### What to work on:
Report the count of lines holding "this" in the records, with no other words.

(Stored data entries)
▼

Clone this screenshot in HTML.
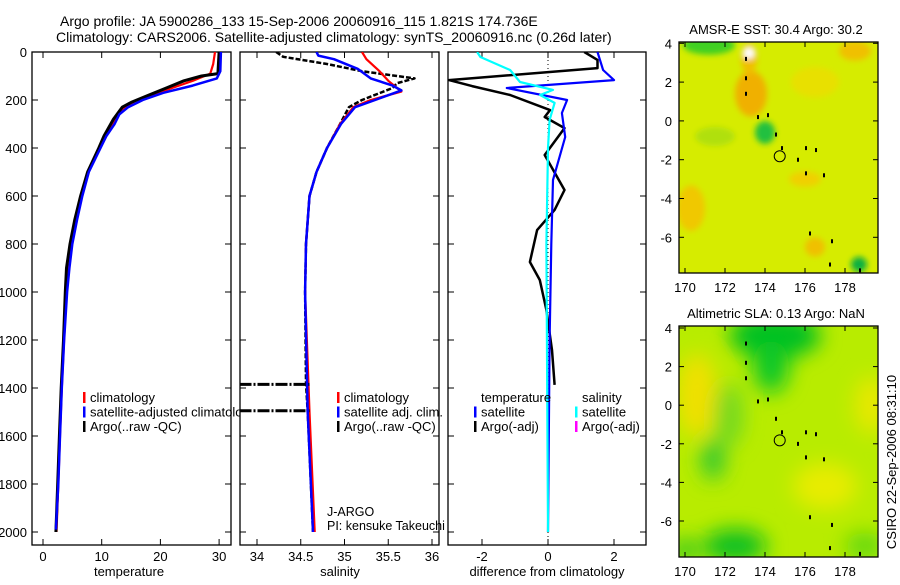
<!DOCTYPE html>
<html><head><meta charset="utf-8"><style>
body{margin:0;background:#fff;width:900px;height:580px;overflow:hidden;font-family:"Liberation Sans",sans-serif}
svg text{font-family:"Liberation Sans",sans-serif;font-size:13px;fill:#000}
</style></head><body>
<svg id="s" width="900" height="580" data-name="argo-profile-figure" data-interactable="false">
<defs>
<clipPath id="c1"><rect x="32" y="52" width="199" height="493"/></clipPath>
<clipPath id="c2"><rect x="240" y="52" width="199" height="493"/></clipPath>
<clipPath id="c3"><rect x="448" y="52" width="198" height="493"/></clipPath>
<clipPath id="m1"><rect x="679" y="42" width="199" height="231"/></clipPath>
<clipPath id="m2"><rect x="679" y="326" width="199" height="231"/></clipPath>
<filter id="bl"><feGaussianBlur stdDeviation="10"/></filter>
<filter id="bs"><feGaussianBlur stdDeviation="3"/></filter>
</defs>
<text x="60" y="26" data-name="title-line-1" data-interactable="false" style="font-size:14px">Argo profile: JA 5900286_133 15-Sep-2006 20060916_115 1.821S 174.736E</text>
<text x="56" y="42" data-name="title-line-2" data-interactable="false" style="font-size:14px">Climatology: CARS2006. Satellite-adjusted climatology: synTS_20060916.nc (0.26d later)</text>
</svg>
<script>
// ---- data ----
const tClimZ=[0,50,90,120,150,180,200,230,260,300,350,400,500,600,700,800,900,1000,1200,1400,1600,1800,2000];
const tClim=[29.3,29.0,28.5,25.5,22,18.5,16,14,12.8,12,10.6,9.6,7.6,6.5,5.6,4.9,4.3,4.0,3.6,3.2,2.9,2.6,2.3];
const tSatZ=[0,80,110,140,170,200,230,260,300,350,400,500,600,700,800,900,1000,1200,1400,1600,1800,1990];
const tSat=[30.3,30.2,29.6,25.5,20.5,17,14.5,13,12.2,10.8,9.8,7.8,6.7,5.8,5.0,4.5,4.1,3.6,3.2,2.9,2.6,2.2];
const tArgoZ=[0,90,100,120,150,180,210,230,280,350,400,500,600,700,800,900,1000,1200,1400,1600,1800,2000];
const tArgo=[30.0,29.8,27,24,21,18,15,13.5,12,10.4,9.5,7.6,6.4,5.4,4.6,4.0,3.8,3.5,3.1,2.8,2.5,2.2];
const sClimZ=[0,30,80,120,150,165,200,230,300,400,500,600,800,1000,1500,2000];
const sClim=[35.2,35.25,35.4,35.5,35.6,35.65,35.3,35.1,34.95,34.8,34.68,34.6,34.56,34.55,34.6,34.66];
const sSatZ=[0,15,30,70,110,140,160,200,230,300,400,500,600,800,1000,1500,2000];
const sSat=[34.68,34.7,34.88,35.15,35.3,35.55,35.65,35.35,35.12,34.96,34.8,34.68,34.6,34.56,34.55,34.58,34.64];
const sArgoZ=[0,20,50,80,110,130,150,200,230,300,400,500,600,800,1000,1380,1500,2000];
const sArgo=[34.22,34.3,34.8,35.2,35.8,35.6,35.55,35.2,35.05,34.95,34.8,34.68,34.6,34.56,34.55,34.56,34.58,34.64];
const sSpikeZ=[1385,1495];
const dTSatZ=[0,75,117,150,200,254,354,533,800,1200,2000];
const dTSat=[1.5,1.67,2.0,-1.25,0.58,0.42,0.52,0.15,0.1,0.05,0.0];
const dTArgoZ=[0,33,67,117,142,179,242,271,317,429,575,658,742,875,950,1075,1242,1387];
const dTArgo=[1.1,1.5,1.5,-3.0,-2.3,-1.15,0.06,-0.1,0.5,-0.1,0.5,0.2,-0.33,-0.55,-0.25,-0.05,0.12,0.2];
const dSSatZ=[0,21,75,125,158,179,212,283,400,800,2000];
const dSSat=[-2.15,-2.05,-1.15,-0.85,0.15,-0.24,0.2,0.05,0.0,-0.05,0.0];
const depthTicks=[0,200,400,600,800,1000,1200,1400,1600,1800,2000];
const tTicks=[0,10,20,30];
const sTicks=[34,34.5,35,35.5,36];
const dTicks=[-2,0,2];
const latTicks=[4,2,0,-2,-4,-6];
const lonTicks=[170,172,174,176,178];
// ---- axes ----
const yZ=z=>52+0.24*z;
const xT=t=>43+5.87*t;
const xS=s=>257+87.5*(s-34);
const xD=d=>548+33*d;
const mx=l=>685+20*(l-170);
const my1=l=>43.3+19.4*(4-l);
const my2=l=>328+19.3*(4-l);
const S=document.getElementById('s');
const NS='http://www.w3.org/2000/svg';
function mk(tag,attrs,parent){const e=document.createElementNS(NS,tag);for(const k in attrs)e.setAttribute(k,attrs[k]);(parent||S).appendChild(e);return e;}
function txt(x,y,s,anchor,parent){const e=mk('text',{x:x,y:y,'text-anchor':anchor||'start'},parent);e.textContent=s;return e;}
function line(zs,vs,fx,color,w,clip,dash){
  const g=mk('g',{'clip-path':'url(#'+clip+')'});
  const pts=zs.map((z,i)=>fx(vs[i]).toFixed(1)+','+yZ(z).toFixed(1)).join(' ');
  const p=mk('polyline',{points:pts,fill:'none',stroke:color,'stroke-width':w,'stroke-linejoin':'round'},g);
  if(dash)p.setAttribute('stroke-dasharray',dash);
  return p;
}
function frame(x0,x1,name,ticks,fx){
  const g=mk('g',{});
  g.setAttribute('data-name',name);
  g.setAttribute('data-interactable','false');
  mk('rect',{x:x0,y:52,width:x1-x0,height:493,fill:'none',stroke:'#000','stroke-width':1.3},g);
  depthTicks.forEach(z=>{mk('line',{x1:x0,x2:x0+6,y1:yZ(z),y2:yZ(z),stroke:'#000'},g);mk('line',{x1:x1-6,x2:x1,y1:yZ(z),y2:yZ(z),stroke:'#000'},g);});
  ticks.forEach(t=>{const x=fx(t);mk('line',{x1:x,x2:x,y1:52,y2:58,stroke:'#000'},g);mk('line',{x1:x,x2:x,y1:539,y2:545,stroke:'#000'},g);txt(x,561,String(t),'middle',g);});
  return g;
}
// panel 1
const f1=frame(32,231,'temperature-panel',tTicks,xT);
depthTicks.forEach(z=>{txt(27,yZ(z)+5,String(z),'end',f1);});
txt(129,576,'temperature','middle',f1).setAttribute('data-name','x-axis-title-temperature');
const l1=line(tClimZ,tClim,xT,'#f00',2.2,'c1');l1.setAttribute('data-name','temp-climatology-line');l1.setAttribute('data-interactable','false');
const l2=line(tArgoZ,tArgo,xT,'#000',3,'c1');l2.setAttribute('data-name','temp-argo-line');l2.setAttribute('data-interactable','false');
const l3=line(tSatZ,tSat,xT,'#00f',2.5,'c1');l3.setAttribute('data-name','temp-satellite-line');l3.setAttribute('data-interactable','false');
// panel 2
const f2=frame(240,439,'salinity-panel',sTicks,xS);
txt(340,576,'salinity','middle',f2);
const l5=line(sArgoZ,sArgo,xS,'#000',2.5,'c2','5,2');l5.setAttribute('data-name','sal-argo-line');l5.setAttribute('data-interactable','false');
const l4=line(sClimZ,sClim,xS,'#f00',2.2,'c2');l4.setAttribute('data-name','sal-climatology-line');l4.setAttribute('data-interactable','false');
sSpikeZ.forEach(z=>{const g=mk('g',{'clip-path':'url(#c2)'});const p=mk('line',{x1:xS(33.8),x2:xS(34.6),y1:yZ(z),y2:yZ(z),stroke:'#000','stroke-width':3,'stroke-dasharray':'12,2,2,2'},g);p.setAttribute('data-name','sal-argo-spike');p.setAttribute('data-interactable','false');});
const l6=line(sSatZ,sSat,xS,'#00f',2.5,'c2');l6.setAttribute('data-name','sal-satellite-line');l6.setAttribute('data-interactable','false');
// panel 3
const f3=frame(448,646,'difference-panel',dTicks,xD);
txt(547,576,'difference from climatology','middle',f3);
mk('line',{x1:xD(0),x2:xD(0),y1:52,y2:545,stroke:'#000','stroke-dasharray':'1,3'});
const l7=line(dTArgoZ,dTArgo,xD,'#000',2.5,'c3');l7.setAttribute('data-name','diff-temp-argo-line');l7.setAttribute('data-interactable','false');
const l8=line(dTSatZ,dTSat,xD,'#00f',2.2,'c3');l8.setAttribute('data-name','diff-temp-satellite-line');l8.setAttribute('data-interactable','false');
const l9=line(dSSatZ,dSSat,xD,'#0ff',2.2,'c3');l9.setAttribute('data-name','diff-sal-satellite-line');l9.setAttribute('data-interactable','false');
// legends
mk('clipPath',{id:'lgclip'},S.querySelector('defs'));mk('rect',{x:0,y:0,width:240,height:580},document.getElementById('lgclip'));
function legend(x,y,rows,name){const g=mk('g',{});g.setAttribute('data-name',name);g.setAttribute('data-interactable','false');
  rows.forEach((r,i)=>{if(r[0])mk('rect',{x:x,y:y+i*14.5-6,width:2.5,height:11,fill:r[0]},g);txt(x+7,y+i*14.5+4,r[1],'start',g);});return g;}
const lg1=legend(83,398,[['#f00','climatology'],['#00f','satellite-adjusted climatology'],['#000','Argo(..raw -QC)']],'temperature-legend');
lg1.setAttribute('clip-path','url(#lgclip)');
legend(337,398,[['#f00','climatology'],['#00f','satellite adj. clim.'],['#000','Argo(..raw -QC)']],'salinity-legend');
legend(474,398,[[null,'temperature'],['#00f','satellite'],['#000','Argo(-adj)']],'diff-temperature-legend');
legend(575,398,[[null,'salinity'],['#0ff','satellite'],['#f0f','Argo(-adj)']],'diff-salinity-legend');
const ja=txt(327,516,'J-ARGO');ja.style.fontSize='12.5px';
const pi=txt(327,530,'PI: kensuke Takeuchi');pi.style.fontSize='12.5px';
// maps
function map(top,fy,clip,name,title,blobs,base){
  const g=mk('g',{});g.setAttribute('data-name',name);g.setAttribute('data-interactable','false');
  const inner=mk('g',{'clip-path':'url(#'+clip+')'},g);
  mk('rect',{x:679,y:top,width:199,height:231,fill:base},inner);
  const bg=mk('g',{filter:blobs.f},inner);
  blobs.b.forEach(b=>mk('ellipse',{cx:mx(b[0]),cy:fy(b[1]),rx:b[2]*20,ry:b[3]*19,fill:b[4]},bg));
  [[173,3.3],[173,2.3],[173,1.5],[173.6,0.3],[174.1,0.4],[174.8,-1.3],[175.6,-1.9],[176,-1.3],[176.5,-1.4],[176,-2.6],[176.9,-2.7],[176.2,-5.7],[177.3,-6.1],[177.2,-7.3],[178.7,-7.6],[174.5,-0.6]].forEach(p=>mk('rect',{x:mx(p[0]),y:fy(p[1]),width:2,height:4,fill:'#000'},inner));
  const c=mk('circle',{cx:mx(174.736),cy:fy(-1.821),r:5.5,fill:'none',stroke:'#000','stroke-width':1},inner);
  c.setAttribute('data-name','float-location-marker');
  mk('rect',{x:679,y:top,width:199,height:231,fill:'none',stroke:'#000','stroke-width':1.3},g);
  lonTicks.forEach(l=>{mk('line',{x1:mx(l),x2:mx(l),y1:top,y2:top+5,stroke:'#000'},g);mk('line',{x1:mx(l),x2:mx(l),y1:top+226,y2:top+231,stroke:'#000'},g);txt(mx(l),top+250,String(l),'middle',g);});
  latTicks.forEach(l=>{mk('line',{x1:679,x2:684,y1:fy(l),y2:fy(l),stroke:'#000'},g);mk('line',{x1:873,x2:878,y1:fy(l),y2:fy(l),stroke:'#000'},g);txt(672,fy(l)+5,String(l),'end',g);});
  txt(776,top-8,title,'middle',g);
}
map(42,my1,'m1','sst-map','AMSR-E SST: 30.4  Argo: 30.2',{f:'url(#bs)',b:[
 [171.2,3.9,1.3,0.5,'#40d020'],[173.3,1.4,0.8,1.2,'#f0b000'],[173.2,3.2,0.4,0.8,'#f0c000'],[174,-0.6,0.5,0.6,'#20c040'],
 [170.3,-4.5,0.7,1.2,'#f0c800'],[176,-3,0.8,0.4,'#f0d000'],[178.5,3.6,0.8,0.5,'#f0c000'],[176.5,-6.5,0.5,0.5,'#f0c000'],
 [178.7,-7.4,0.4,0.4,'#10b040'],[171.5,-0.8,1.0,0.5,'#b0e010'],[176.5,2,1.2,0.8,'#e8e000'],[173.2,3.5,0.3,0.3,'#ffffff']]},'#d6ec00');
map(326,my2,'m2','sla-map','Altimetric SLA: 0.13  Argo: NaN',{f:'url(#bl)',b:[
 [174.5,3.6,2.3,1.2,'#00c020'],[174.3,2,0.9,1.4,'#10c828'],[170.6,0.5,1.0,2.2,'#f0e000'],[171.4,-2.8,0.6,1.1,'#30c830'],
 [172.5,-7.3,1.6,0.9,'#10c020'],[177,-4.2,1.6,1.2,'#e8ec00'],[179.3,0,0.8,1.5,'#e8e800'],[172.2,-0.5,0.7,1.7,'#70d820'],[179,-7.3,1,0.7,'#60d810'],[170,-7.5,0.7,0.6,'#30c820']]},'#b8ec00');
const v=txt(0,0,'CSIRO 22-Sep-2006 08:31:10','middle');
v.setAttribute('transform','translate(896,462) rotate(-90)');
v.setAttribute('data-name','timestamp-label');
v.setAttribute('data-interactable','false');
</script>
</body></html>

▲
▼

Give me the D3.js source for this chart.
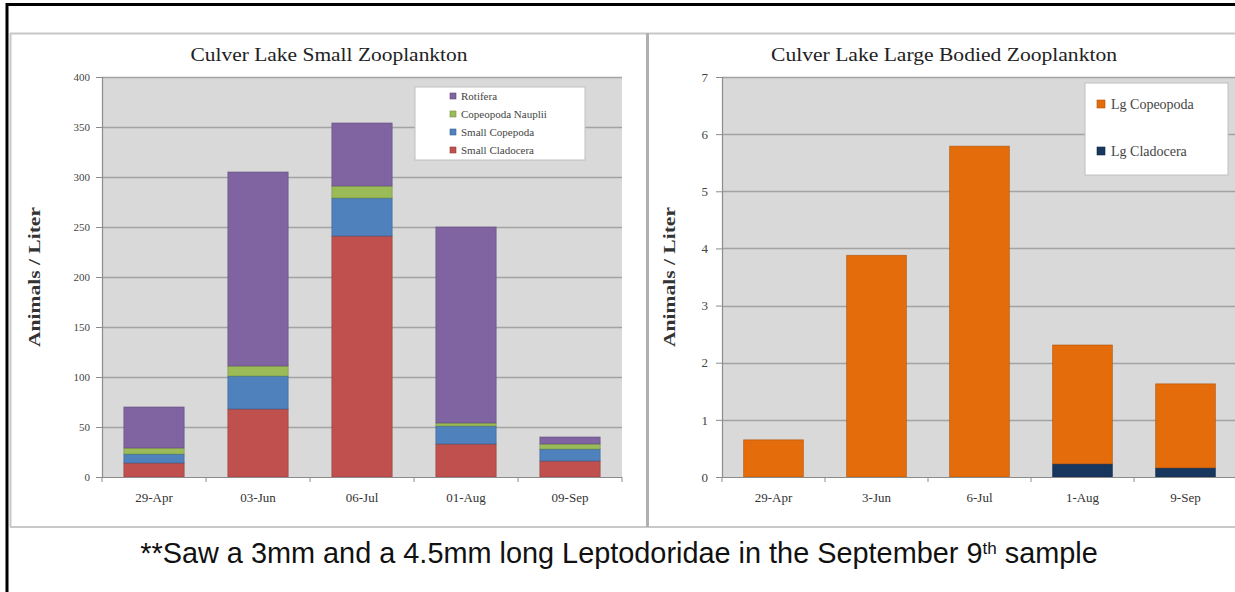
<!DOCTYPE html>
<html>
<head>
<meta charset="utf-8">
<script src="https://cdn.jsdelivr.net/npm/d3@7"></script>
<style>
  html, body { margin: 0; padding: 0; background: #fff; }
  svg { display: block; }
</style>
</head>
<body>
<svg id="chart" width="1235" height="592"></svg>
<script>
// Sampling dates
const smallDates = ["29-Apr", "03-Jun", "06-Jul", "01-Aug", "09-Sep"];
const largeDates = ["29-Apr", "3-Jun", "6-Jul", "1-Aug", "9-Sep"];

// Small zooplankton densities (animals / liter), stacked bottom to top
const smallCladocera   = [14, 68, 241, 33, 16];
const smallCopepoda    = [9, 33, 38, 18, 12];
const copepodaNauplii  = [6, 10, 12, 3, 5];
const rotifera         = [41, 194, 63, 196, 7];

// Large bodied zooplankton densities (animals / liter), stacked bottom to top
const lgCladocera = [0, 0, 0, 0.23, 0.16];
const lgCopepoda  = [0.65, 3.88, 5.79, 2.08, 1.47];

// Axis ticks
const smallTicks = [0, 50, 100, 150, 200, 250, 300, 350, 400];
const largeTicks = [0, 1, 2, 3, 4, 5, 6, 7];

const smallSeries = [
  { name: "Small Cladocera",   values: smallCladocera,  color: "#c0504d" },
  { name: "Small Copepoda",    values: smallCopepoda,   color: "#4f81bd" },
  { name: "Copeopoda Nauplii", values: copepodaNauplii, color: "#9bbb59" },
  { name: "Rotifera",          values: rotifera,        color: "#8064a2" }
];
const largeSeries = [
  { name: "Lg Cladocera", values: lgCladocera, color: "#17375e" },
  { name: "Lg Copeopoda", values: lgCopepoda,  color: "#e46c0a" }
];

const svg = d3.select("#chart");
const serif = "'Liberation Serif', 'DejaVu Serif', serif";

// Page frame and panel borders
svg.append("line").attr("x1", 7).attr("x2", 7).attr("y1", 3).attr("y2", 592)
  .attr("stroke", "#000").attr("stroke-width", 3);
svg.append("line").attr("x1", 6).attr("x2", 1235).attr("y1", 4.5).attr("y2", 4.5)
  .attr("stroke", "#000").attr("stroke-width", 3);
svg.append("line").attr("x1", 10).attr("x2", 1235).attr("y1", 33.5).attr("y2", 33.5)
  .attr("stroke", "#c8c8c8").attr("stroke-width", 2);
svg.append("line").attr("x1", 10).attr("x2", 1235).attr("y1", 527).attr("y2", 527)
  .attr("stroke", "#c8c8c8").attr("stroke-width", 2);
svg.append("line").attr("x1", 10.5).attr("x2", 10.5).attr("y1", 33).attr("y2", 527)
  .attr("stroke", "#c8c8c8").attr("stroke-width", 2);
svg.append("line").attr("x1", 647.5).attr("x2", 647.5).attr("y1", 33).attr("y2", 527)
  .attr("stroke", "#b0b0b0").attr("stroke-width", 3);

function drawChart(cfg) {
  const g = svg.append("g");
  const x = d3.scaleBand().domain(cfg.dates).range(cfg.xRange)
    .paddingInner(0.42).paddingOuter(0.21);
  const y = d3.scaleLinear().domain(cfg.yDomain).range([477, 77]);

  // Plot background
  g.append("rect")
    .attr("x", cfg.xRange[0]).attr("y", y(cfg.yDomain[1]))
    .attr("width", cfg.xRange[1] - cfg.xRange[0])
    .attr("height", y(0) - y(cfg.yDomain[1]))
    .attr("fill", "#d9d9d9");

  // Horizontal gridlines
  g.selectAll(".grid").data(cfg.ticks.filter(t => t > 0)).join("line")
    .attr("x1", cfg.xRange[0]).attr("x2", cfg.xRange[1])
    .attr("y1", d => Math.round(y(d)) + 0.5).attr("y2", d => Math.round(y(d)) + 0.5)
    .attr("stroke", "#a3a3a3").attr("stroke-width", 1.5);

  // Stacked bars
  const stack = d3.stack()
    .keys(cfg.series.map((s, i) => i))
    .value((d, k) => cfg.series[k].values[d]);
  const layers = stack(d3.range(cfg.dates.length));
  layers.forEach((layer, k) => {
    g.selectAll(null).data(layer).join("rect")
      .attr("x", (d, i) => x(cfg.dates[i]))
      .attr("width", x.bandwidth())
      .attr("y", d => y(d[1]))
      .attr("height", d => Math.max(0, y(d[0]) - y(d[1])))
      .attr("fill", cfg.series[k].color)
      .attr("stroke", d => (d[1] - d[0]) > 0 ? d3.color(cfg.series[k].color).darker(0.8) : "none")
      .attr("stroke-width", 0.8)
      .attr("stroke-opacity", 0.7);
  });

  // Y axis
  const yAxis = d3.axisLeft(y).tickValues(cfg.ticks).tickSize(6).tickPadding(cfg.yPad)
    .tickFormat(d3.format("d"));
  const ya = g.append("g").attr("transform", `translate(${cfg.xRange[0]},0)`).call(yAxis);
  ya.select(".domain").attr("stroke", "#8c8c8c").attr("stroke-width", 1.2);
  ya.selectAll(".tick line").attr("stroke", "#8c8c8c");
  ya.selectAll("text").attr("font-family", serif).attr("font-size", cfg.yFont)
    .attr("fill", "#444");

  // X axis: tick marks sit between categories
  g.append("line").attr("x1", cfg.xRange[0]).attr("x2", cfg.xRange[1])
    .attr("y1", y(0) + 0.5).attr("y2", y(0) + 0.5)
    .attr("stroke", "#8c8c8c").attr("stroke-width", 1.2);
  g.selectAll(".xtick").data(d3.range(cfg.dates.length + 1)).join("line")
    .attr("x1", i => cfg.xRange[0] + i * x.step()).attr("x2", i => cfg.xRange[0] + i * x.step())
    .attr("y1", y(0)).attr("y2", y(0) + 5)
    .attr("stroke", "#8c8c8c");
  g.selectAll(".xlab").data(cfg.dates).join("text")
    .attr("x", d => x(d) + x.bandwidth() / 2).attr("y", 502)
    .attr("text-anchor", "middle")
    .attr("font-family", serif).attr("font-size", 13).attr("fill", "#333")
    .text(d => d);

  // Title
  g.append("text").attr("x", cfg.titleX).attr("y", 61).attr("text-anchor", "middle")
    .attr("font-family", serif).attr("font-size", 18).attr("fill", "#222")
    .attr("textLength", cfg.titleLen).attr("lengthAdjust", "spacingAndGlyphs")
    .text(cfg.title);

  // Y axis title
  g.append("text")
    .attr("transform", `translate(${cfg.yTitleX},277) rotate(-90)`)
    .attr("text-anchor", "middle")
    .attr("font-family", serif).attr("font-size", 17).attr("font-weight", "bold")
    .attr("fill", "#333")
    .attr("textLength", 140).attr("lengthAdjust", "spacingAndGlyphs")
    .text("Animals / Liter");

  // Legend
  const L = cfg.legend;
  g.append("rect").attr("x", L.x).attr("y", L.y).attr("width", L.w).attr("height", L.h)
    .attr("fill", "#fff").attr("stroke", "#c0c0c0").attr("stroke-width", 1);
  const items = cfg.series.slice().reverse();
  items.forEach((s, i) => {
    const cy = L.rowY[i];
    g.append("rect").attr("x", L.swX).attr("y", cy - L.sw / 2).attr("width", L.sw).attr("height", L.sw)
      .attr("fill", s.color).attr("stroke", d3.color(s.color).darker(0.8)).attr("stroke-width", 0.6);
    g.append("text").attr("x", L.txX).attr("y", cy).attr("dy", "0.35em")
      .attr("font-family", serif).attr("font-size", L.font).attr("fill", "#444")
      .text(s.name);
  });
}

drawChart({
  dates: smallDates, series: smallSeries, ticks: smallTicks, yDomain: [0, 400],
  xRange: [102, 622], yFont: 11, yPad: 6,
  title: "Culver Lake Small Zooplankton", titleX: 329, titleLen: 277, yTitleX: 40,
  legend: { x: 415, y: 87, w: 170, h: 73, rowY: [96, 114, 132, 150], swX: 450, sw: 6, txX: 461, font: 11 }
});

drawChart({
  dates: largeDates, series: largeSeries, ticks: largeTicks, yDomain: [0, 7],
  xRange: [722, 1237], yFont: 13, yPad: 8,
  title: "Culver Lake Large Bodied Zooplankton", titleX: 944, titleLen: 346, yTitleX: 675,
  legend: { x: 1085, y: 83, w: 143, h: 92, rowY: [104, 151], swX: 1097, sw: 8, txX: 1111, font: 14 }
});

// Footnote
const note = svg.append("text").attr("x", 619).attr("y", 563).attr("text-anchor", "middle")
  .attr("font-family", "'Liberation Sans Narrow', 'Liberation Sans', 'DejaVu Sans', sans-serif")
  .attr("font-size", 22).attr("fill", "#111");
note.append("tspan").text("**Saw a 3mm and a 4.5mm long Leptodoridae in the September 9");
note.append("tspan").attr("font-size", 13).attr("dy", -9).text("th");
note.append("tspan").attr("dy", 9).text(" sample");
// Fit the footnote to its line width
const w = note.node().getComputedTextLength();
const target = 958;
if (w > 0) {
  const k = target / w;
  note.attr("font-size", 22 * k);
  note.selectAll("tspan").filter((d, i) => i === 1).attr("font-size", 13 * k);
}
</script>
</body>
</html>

▲

### Answer for the task:
2